Aquellos progenitores implacables y aquellas mujeres anuladas, madres, mustias tías, ciertamente no fueron hítlers ni bovarís, culpables al ciento por ciento de las herencias torvas que hoy sufrimos.

Representan apenas eslabones, penúltimos quizás, de una cadena de hierro cuyo postrer anillo somos los tambaleantes sobrevivientes de la actualidad.

En los años treinta del siglo pasado, Luis Dueñas es un estudiante de talento en Manizales. Su gracia es la música; su herramienta, el piano.

Único hombre entre cinco hermanas, la familia se exprime en ovillo para costearle carrera en la escuela Juilliard de Nueva York. Este centro, donde aprenden arpa los arcángeles, es el sueño de cualquier futuro Rachmaninoff.

Tras egresar como alumno brillante, el destino lo tuerce con maquillaje de mujer. Potentada heredera valluna, su fortuna alcanzaría para colmarla de caprichos durante diez vidas.

Lo lleva a vivir de nuevo en la capital del mundo, con tal de abandonar la pasión musical. El galán, enamorado y sin voluntad, se encandila e ingresa a una fastuosa rutina de atenido, de hombre cero que da espalda a su naturaleza.

Es entonces cuando Paula Sanmartín lo toma de las solapas en su novela Manos de pianista y nos pone a aguantar a su lado un viaje de retorno a Colombia después de 34 años de lejanía displicente.

La narración escueta, nerviosa, cabalga sobre las estrofas de la “Canción de la vida profunda” de Porfirio Barba-Jacob, tan frágiles, tan lúbricos, tan sórdidos. “Él era Porfirio –acota- de regreso buscando los recuerdos: ‘El errante caballero de infortunio’ ”.

Aquellos recuerdos son su redención y perdición. En casa de sus hermanas malogradas por no haber tenido la educación que él acaparó, toma conciencia de estar “estorbando en el mundo como un mueble de museo”.

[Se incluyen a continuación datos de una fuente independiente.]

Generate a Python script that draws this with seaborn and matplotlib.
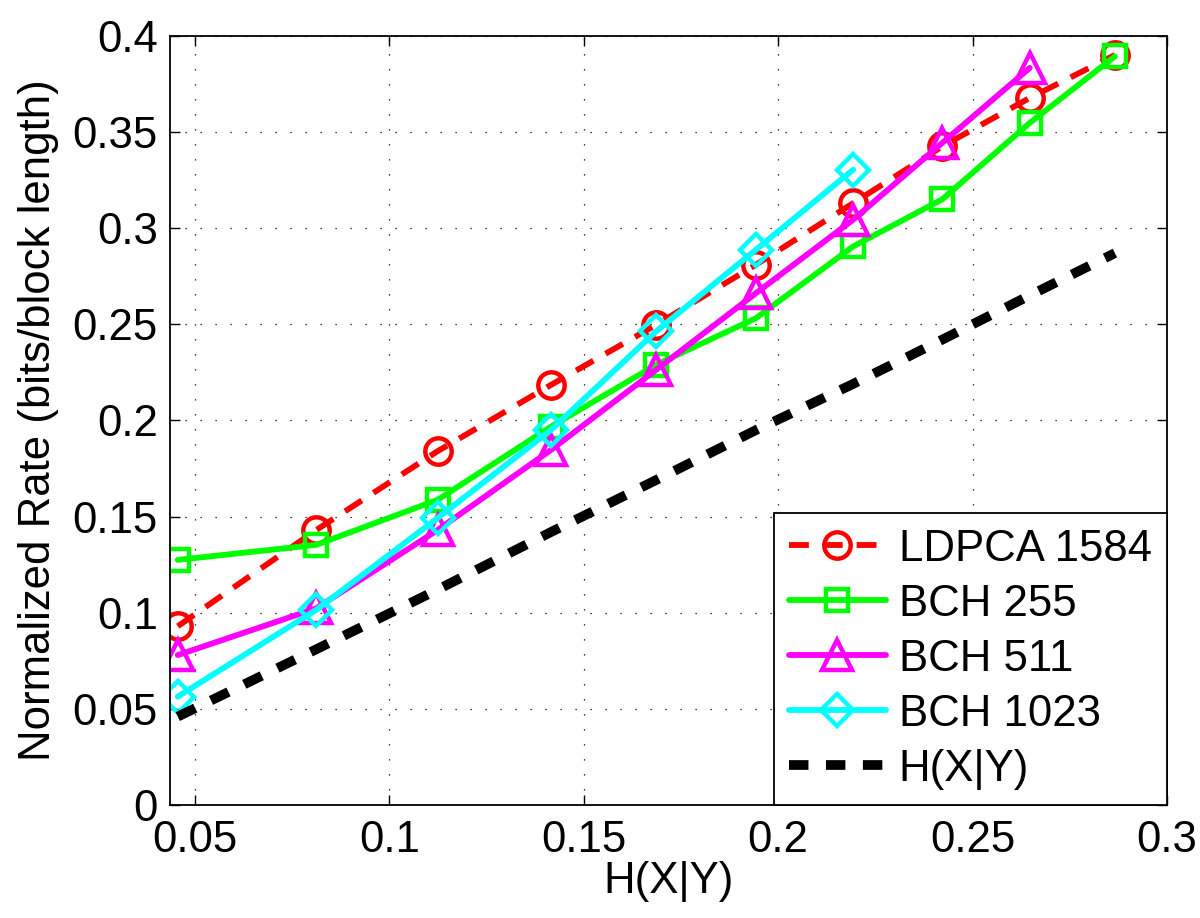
import matplotlib
matplotlib.use("Agg")
import matplotlib.pyplot as plt
import pandas as pd
import seaborn as sns

# conditional entropy H(X|Y) sample points
H_XY = [0.0456, 0.0812, 0.1124, 0.1416, 0.1686, 0.1943, 0.2193, 0.2422, 0.2647, 0.2866]

LDPCA_1584 = [0.093, 0.143, 0.184, 0.2185, 0.2497, 0.281, 0.313, 0.3425, 0.3677, 0.390]
BCH_255 = [0.1275, 0.1353, 0.1587, 0.1968, 0.2289, 0.2532, 0.2905, 0.3150, 0.3547, 0.3893]
BCH_511 = [0.078, 0.1023, 0.143, 0.1847, 0.2263, 0.2662, 0.3044, 0.3443, 0.3833]
BCH_1023 = [0.0564, 0.1015, 0.1492, 0.1951, 0.2463, 0.2888, 0.3304]
BOUND = [0.046, 0.081, 0.112, 0.142, 0.169, 0.195, 0.219, 0.242, 0.265, 0.287]

X_TICKS = [0.05, 0.1, 0.15, 0.2, 0.25, 0.3]
X_TICK_LABELS = ["0.05", "0.1", "0.15", "0.2", "0.25", "0.3"]
Y_TICKS = [0, 0.05, 0.1, 0.15, 0.2, 0.25, 0.3, 0.35, 0.4]
Y_TICK_LABELS = ["0", "0.05", "0.1", "0.15", "0.2", "0.25", "0.3", "0.35", "0.4"]

sns.set_theme(style="white")
plt.rcParams["font.family"] = ["Liberation Sans", "DejaVu Sans"]
plt.rcParams["axes.unicode_minus"] = False
plt.rcParams["text.color"] = "black"
plt.rcParams["axes.labelcolor"] = "black"

FS = 31.5


def series_frame(y: list[float]) -> pd.DataFrame:
    return pd.DataFrame({"x": H_XY[: len(y)], "y": y})


def main() -> None:
    fig = plt.figure(figsize=(12, 9.18), dpi=100)
    ax = fig.add_axes([0.142, 0.123, 0.8305, 0.838])

    common = dict(ax=ax, x="x", y="y", errorbar=None, sort=False, legend=False,
                  markerfacecolor="none", markeredgewidth=3.2)

    sns.lineplot(data=series_frame(LDPCA_1584), color="#ff0000", marker="o",
                 markersize=19, markeredgecolor="#ff0000", linewidth=4.2,
                 linestyle=(0, (3.4, 2.4)), label="LDPCA 1584", **common)
    sns.lineplot(data=series_frame(BCH_255), color="#00ff00", marker="s",
                 markersize=16, markeredgecolor="#00ff00", linewidth=4.2,
                 linestyle="-", label="BCH 255", **common)
    sns.lineplot(data=series_frame(BCH_511), color="#ff00ff", marker="^",
                 markersize=22, markeredgecolor="#ff00ff", linewidth=4.2,
                 linestyle="-", label="BCH 511", **common)
    sns.lineplot(data=series_frame(BCH_1023), color="#00ffff", marker="D",
                 markersize=16, markeredgecolor="#00ffff", linewidth=4.2,
                 linestyle="-", label="BCH 1023", **common)
    sns.lineplot(data=series_frame(BOUND), color="black", linewidth=7,
                 linestyle=(0, (2.0, 1.8)), label="H(X|Y)",
                 ax=ax, x="x", y="y", errorbar=None, sort=False, legend=False)

    ax.set_xlim(0.0437, 0.3)
    ax.set_ylim(0, 0.4)
    ax.set_xticks(X_TICKS)
    ax.set_xticklabels(X_TICK_LABELS)
    ax.set_yticks(Y_TICKS)
    ax.set_yticklabels(Y_TICK_LABELS)
    ax.tick_params(axis="both", which="both", direction="in", length=7, width=1,
                   top=True, right=True, bottom=True, left=True,
                   labelsize=FS, colors="black")
    ax.tick_params(axis="x", pad=11)
    ax.tick_params(axis="y", pad=9)
    ax.grid(True, color="black", linewidth=0.9, linestyle=(0, (1, 11)))
    for spine in ax.spines.values():
        spine.set_color("black")
        spine.set_linewidth(1.3)

    ax.set_xlabel("H(X|Y)", fontsize=FS, labelpad=0)
    ax.set_ylabel("Normalized Rate (bits/block length)", fontsize=FS, labelpad=10)

    leg = ax.legend(loc="lower right", borderaxespad=0, fontsize=FS, frameon=True,
                    fancybox=False, framealpha=1, edgecolor="black",
                    handlelength=2.2, handletextpad=0.3, labelspacing=0.32,
                    borderpad=0.35, numpoints=1)
    leg.get_frame().set_linewidth(1.3)

    fig.savefig("out.png", dpi=100)
    plt.close(fig)


if __name__ == "__main__":
    main()
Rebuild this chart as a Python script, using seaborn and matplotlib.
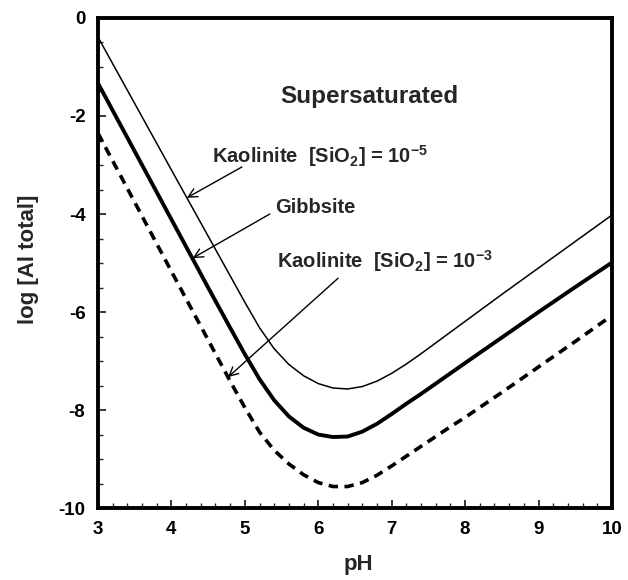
import matplotlib
matplotlib.use("Agg")
import matplotlib.pyplot as plt
from matplotlib.ticker import MultipleLocator
import pandas as pd
import seaborn as sns

# pH grid shared by the three solubility curves
ph = [3.0, 3.5, 4.0, 4.5, 4.8, 5.0, 5.2, 5.4, 5.6, 5.8, 6.0, 6.2, 6.4, 6.6,
      6.8, 7.0, 7.2, 7.4, 7.6, 7.8, 8.0, 8.5, 9.0, 9.5, 10.0]

# log total dissolved Al in equilibrium with each solid
kaolinite_si_1e5 = [-0.39, -1.745, -3.10, -4.45, -5.26, -5.80, -6.32, -6.75, -7.07,
                    -7.30, -7.46, -7.55, -7.57, -7.52, -7.41, -7.25, -7.06, -6.85,
                    -6.63, -6.41, -6.19, -5.64, -5.10, -4.56, -4.02]
gibbsite = [-1.33, -2.72, -4.11, -5.50, -6.32, -6.86, -7.37, -7.80, -8.13,
            -8.36, -8.50, -8.55, -8.54, -8.44, -8.28, -8.08, -7.87, -7.67,
            -7.46, -7.25, -7.04, -6.52, -6.00, -5.49, -4.99]
kaolinite_si_1e3 = [-2.35, -3.76, -5.17, -6.57, -7.41, -7.95, -8.45, -8.82, -9.10,
                    -9.32, -9.48, -9.56, -9.56, -9.48, -9.33, -9.14, -8.94, -8.74,
                    -8.54, -8.34, -8.15, -7.64, -7.12, -6.60, -6.07]

x_ticks = [3, 4, 5, 6, 7, 8, 9, 10]
x_tick_labels = ["3", "4", "5", "6", "7", "8", "9", "10"]
y_ticks = [-10, -8, -6, -4, -2, 0]
y_tick_labels = ["-10", "-8", "-6", "-4", "-2", "0"]

sns.set_theme(style="ticks")
plt.rcParams["font.family"] = ["Liberation Sans", "DejaVu Sans"]
plt.rcParams["font.weight"] = "bold"
plt.rcParams["mathtext.fontset"] = "custom"
plt.rcParams["mathtext.rm"] = "Liberation Sans:bold"
plt.rcParams["mathtext.bf"] = "Liberation Sans:bold"
plt.rcParams["axes.unicode_minus"] = False

df = pd.DataFrame({"pH": ph, "k5": kaolinite_si_1e5, "gib": gibbsite,
                   "k3": kaolinite_si_1e3})

fig = plt.figure(figsize=(6.28, 5.8), dpi=100)
ax = fig.add_axes([0.156, 0.124, 0.8185, 0.845])

sns.lineplot(data=df, x="pH", y="k5", ax=ax, color="black", linewidth=1.1)
sns.lineplot(data=df, x="pH", y="gib", ax=ax, color="black", linewidth=2.8)
sns.lineplot(data=df, x="pH", y="k3", ax=ax, color="black", linewidth=2.6,
             linestyle=(0, (2.6, 1.8)))

ax.set_xlim(3, 10)
ax.set_ylim(-10, 0)
ax.set_xticks(x_ticks, x_tick_labels)
ax.set_yticks(y_ticks, y_tick_labels)
ax.xaxis.set_minor_locator(MultipleLocator(0.2))
ax.yaxis.set_minor_locator(MultipleLocator(0.5))
ax.tick_params(which="major", direction="in", length=6, width=1.1,
               labelsize=13.5, pad=9, colors="black")
ax.tick_params(which="minor", direction="in", length=3.5, width=1.0)
for sp in ax.spines.values():
    sp.set_linewidth(2.8)
    sp.set_color("black")
    sp.set_visible(True)

ax.set_xlabel("pH", fontsize=16, fontweight="bold", va="center")
ax.set_ylabel("log [Al total]", fontsize=16, fontweight="bold", va="center")
ax.xaxis.set_label_coords(0.506, -0.116)
ax.yaxis.set_label_coords(-0.136, 0.508)

ax.text(6.69, -1.73, "Supersaturated", fontsize=17.5, fontweight="bold",
        ha="center", va="baseline")
ax.text(4.55, -2.96, r"Kaolinite  [SiO$_\mathbf{2}$] = 10$^\mathbf{-5}$",
        fontsize=14.5, fontweight="bold", ha="left", va="baseline")
ax.text(5.41, -3.98, "Gibbsite", fontsize=14.5, fontweight="bold",
        ha="left", va="baseline")
ax.text(5.44, -5.10, r"Kaolinite  [SiO$_\mathbf{2}$] = 10$^\mathbf{-3}$",
        fontsize=14.5, fontweight="bold", ha="left", va="baseline")

# leader arrows from each label to its curve
arrow_kw = dict(arrowstyle="->", lw=1.0, color="black", mutation_scale=16,
                shrinkA=0, shrinkB=0)
ax.annotate("", xy=(4.21, -3.67), xytext=(4.96, -3.04), arrowprops=arrow_kw)
ax.annotate("", xy=(4.29, -4.90), xytext=(5.34, -4.00), arrowprops=arrow_kw)
ax.annotate("", xy=(4.77, -7.33), xytext=(6.27, -5.31), arrowprops=arrow_kw)

fig.savefig("out.png", dpi=100)
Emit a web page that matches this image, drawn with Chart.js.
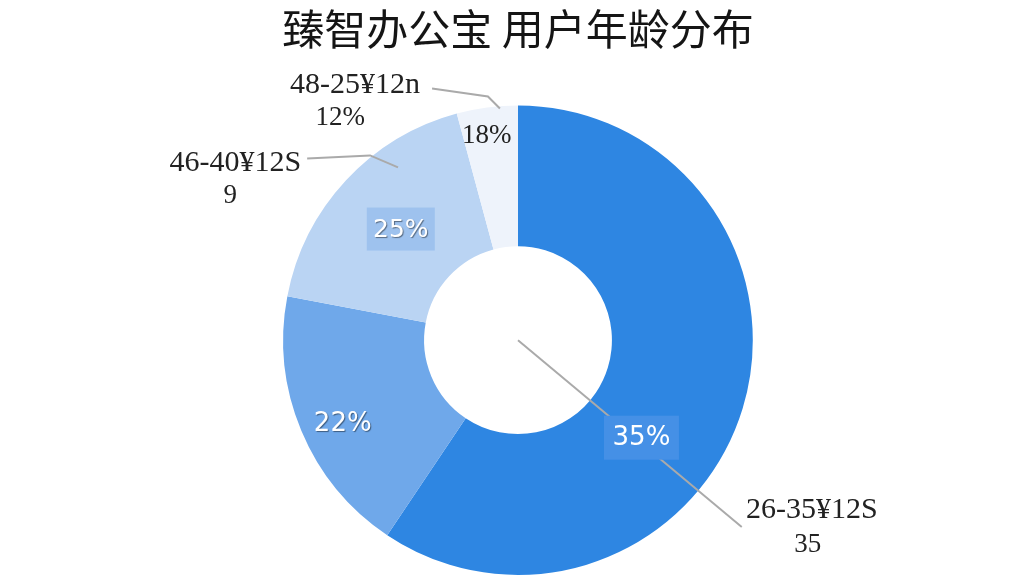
<!DOCTYPE html>
<html>
<head>
<meta charset="utf-8">
<script src="https://cdn.jsdelivr.net/npm/chart.js@4/dist/chart.umd.min.js"></script>
<style>
  html, body { margin: 0; padding: 0; background: #fff; }
  #wrap { width: 1024px; height: 576px; }
</style>
</head>
<body>
<div id="wrap"><canvas id="ageChart" width="1024" height="576"></canvas></div>
<script>
// --- data ---
const categories = ['26-35¥12S', '', '46-40¥12S', '48-25¥12n'];
const shares = [59.4, 18.6, 17.8, 4.2];          // arc sizes as drawn
const pctLabels = ['35%', '22%', '25%', '18%'];  // printed inside the slices
const subLabels = ['35', '', '9', '12%'];        // second line of outside labels
const sliceColors = ['#2e86e2', '#6fa8ea', '#bad4f3', '#eef3fb'];

// where each inside label sits: fraction along the arc, fraction across the ring
const innerPos = [
  { a: 0.60, r: 0.45, color: '#ffffff', font: '26px "DejaVu Sans"', box: '#4590e6', bw: 75, bh: 44, shadow: false },
  { a: 0.46, r: 0.71, color: '#ffffff', font: '26px "DejaVu Sans"', box: null, shadow: true },
  { a: 0.51, r: 0.48, color: '#ffffff', font: '25px "DejaVu Sans"', box: '#9ec2ee', bw: 68, bh: 43, shadow: true },
  { a: 0.43, r: 0.81, color: '#222222', font: '27px "Liberation Serif"', box: null, shadow: false }
];

// outside labels, in units of the outer radius from the chart centre
const outerPos = [
  { line: [[0, 0], [0.953, 0.796]], t1: [1.251, 0.723], t2: [1.234, 0.872] },
  null,
  { line: [[-0.898, -0.774], [-0.630, -0.787], [-0.511, -0.736]], t1: [-1.204, -0.753], t2: [-1.226, -0.613] },
  { line: [[-0.366, -1.072], [-0.128, -1.038], [-0.077, -0.987]], t1: [-0.694, -1.085], t2: [-0.757, -0.945] }
];

const labelPlugin = {
  id: 'sliceLabels',
  afterDatasetsDraw(chart) {
    const ctx = chart.ctx;
    const arcs = chart.getDatasetMeta(0).data;
    const first = arcs[0].getProps(['x', 'y', 'outerRadius'], true);
    const cx = first.x, cy = first.y, R = first.outerRadius;
    const at = p => [cx + p[0] * R, cy + p[1] * R];

    ctx.save();
    ctx.textAlign = 'center';
    ctx.textBaseline = 'middle';

    // leader lines and outside text
    outerPos.forEach((o, i) => {
      if (!o) return;
      ctx.strokeStyle = '#aaaaaa';
      ctx.lineWidth = 2;
      ctx.beginPath();
      o.line.forEach((p, k) => {
        const [x, y] = at(p);
        if (k === 0) ctx.moveTo(x, y); else ctx.lineTo(x, y);
      });
      ctx.stroke();
      ctx.fillStyle = '#222222';
      ctx.font = '30px "Liberation Serif"';
      const [x1, y1] = at(o.t1);
      ctx.fillText(categories[i], x1, y1);
      ctx.font = '27px "Liberation Serif"';
      const [x2, y2] = at(o.t2);
      ctx.fillText(subLabels[i], x2, y2);
    });

    // inside percentages
    arcs.forEach((arc, i) => {
      const p = arc.getProps(['x', 'y', 'startAngle', 'endAngle', 'innerRadius', 'outerRadius'], true);
      const s = innerPos[i];
      const ang = p.startAngle + s.a * (p.endAngle - p.startAngle);
      const rr = p.innerRadius + s.r * (p.outerRadius - p.innerRadius);
      const x = p.x + rr * Math.cos(ang);
      const y = p.y + rr * Math.sin(ang);
      if (s.box) {
        ctx.fillStyle = s.box;
        ctx.fillRect(x - s.bw / 2, y - s.bh / 2, s.bw, s.bh);
      }
      ctx.font = s.font;
      if (s.shadow) {
        ctx.shadowColor = 'rgba(0,0,0,0.45)';
        ctx.shadowOffsetX = 1;
        ctx.shadowOffsetY = 1;
        ctx.shadowBlur = 1;
      }
      ctx.fillStyle = s.color;
      ctx.fillText(pctLabels[i], x, y + 1);
      ctx.shadowColor = 'transparent';
    });
    ctx.restore();
  }
};

new Chart(document.getElementById('ageChart'), {
  type: 'doughnut',
  data: {
    labels: categories,
    datasets: [{
      data: shares,
      backgroundColor: sliceColors,
      borderWidth: 0,
      hoverOffset: 0,
      offset: 0
    }]
  },
  options: {
    responsive: false,
    animation: false,
    cutout: '40%',
    layout: { padding: { left: 12, right: 0, top: 0, bottom: 1 } },
    plugins: {
      legend: { display: false },
      tooltip: { enabled: false },
      title: {
        display: true,
        text: '臻智办公宝 用户年龄分布',
        color: '#151515',
        font: { family: '"Noto Sans CJK SC"', size: 42, weight: 'normal', lineHeight: 1.2 },
        padding: { top: 4, bottom: 51 }
      }
    }
  },
  plugins: [labelPlugin]
});
</script>
</body>
</html>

Un lento dolor le sube de pies a pierna, brazo, cabeza. No dan abasto sus pastillas analgésicas. A los 51 años de edad confirma su nada: “era un diletante perezoso y con talento; un sibarita que se había dejado embelesar por los viajes, el arte de los otros, las cenas y los placeres que lo habían alejado de sí mismo”.

Las páginas finales, de las cien que componen la ficción, son un despeñadero desde un cielo fugazmente recobrado hasta la suerte final de este hombre “que pasó sin hacer ruido”.

El arte de Paula Sanmartín, 1960, comunicadora bogotana del Externado, guionista de televisión y narradora apenas ahora publicada por Taller de Edición Rocca, está en la exactitud de palabras y en la estructura microscópica capaz de compendiar un siglo bisabuelo hasta evidenciar que “somos el pasado, venimos de atrás, de los que nos anteceden”.

Manos de pianista es un fulgor literario que ayuda a responder las tres preguntas con alacrán que inician este comentario.